:: Work to complete ::
Please find all lines in the data that hold the string "matplotlib" and copy them.

:: Data provided ::
* START *

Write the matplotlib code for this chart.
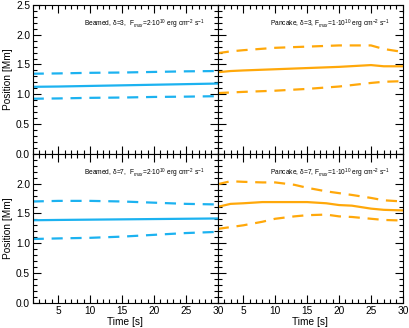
import numpy as np
import matplotlib
matplotlib.use('Agg')
import matplotlib.pyplot as plt
from matplotlib.ticker import MultipleLocator, FormatStrFormatter

plt.rcParams['font.family'] = ['Liberation Sans', 'DejaVu Sans']
plt.rcParams['mathtext.fontset'] = 'custom'
plt.rcParams['mathtext.rm'] = 'Liberation Sans'
plt.rcParams['mathtext.it'] = 'Liberation Sans:italic'

blue = '#1cb2f0'
orange = '#ffa80a'

# sample times [s]
t = [1, 5, 10, 15, 20, 25, 30]
t_fine = [1, 3, 5, 8, 10, 13, 15, 18, 20, 22, 25, 27, 30]

# beamed, delta=3
b3_mid = [1.125, 1.13, 1.14, 1.15, 1.16, 1.17, 1.18]
b3_up = [1.345, 1.35, 1.36, 1.365, 1.375, 1.385, 1.39]
b3_lo = [0.925, 0.93, 0.94, 0.945, 0.955, 0.96, 0.968]

# pancake, delta=3
p3_t = [1, 3, 5, 10, 15, 20, 25, 27, 30]
p3_mid = [1.37, 1.39, 1.40, 1.42, 1.44, 1.46, 1.49, 1.47, 1.47]
p3_up = [1.69, 1.72, 1.74, 1.78, 1.80, 1.82, 1.82, 1.76, 1.71]
p3_lo = [1.02, 1.03, 1.04, 1.06, 1.09, 1.13, 1.19, 1.21, 1.22]

# beamed, delta=7
b7_mid = [1.385, 1.39, 1.395, 1.40, 1.405, 1.41, 1.415]
b7_up = [1.70, 1.71, 1.71, 1.70, 1.68, 1.66, 1.65]
b7_lo = [1.07, 1.08, 1.09, 1.11, 1.14, 1.17, 1.19]

# pancake, delta=7
p7_mid = [1.61, 1.66, 1.67, 1.69, 1.69, 1.69, 1.69, 1.67, 1.64, 1.63, 1.58, 1.56, 1.55]
p7_up = [1.99, 2.04, 2.03, 2.02, 2.02, 1.98, 1.93, 1.87, 1.84, 1.81, 1.76, 1.72, 1.70]
p7_lo = [1.24, 1.27, 1.30, 1.36, 1.41, 1.45, 1.47, 1.48, 1.45, 1.44, 1.41, 1.39, 1.38]

panels = [
    (t, b3_mid, b3_up, b3_lo, blue, 'Beamed, δ=3,  F$_{max}$=2·10$^{10}$ erg cm$^{-2}$ s$^{-1}$'),
    (p3_t, p3_mid, p3_up, p3_lo, orange, 'Pancake, δ=3, F$_{max}$=1·10$^{10}$ erg cm$^{-2}$ s$^{-1}$'),
    (t, b7_mid, b7_up, b7_lo, blue, 'Beamed, δ=7,  F$_{max}$=2·10$^{10}$ erg cm$^{-2}$ s$^{-1}$'),
    (t_fine, p7_mid, p7_up, p7_lo, orange, 'Pancake, δ=7, F$_{max}$=1·10$^{10}$ erg cm$^{-2}$ s$^{-1}$'),
]

fig, axarr = plt.subplots(2, 2, figsize=(4.09, 3.28), dpi=100)
fig.subplots_adjust(left=0.08, right=0.985, top=0.985, bottom=0.077, wspace=0, hspace=0)

for i, (ax, (tt, mid, up, lo, col, label)) in enumerate(zip(axarr.flat, panels)):
    ax.plot(tt, mid, color=col, lw=1.6)
    ax.plot(tt, up, color=col, lw=1.6, ls=(0, (5, 3.5)))
    ax.plot(tt, lo, color=col, lw=1.6, ls=(0, (5, 3.5)))
    ax.set_xlim(1, 30)
    ax.set_ylim(0, 2.5)
    ax.xaxis.set_major_locator(MultipleLocator(5))
    ax.xaxis.set_minor_locator(MultipleLocator(1))
    ax.yaxis.set_major_locator(MultipleLocator(0.5))
    ax.yaxis.set_minor_locator(MultipleLocator(0.1))
    ax.yaxis.set_major_formatter(FormatStrFormatter('%.1f'))
    ax.tick_params(which='both', direction='in', top=True, right=True,
                   labelsize=7.3, width=0.8, pad=2)
    ax.tick_params(which='major', length=6)
    ax.tick_params(which='minor', length=3)
    for s in ax.spines.values():
        s.set_linewidth(0.8)
    ax.text(0.93, 0.87, label, transform=ax.transAxes, ha='right', va='center', fontsize=4.8)
    row, colm = divmod(i, 2)
    if row == 0:
        ax.tick_params(labelbottom=False)
    else:
        ax.set_xlabel('Time [s]', fontsize=7.3, labelpad=1)
        ax.set_yticks([0, 0.5, 1.0, 1.5, 2.0])
        ax.yaxis.set_minor_locator(MultipleLocator(0.1))
    if colm == 1:
        ax.tick_params(labelleft=False)
    else:
        ax.set_ylabel('Position [Mm]', fontsize=7.3, labelpad=2)

plt.savefig('out.png', dpi=100)
plt.close()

* END *

:: Task response ::
Write the matplotlib code for this chart.
import matplotlib
matplotlib.use('Agg')
import matplotlib.pyplot as plt
from matplotlib.ticker import MultipleLocator, FormatStrFormatter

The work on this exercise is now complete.